A Rochester, N.Y., native and Oberlin College graduate, Tom began his reporting as a Yankee in exile in Arkansas for Pine Bluff Commercial and later the Arkansas Gazette, with subsequent stops at the Minneapolis Star Tribune and the Washington bureaus of the Wall Street Journal and the Los Angeles Times. He is a legendary figure in those newsrooms, not just for his many journalistic achievements but for his warmth, collaborative instincts, sense of humor and unending enthusiasm for the story. Tom has been a mentor to countless young journalists, many of whom have also worked as his reporting partners.
Tom’s superpowers are his unflagging curiosity, his openness to all points of view and his ability to ward off the cynicism that infects so many Washington journalists.
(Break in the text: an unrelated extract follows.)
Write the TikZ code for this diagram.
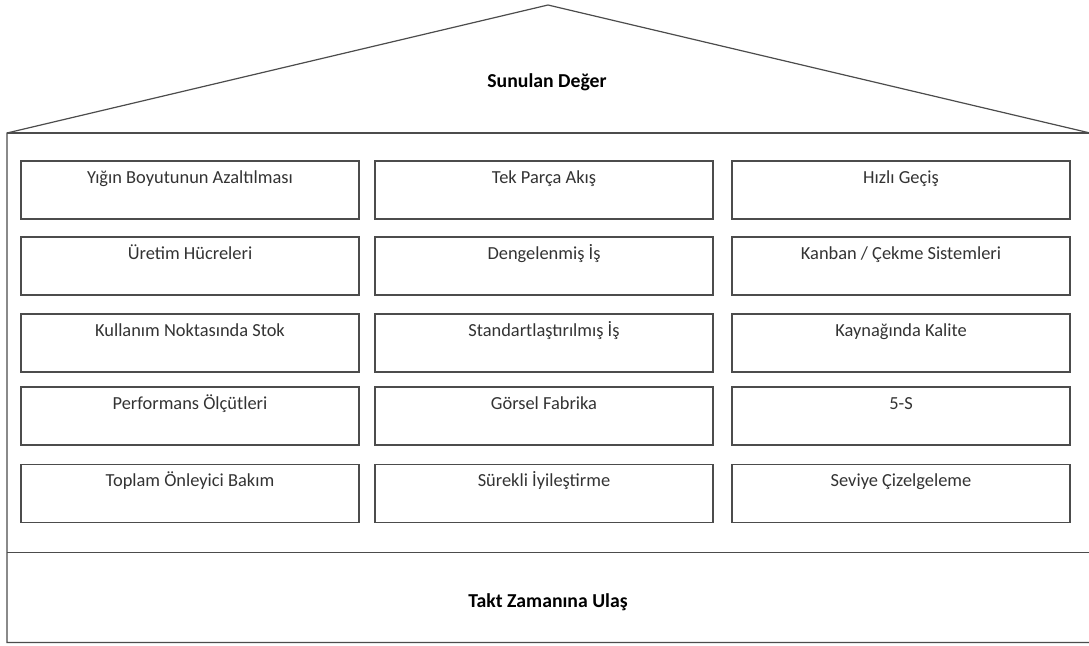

He never lost his love for chasing a lead or extracting a new tip.
Tom made one of his biggest marks on Washington journalism as the bureau chief for the Star Tribune, where, in 1995, he and a colleague broke a series of stories about conflicts of interest in the federal judiciary, for which they were finalists for the Pulitzer Prize public service gold medal and winners of a White House Correspondents’ Association prize for distinguished reporting. At the Journal, Tom covered the money and politics beat, diving into the influence wielded by big business and organized labor to show readers how Washington really worked.
At The Post, which he joined in 2012, Tom has been at the center of some of our most important work excavating the backgrounds and activities of the country’s most powerful players.
It’s hard to imagine the newsroom without him. Please join us in congratulating him on his remarkable career and thanking him for his friendship along the way.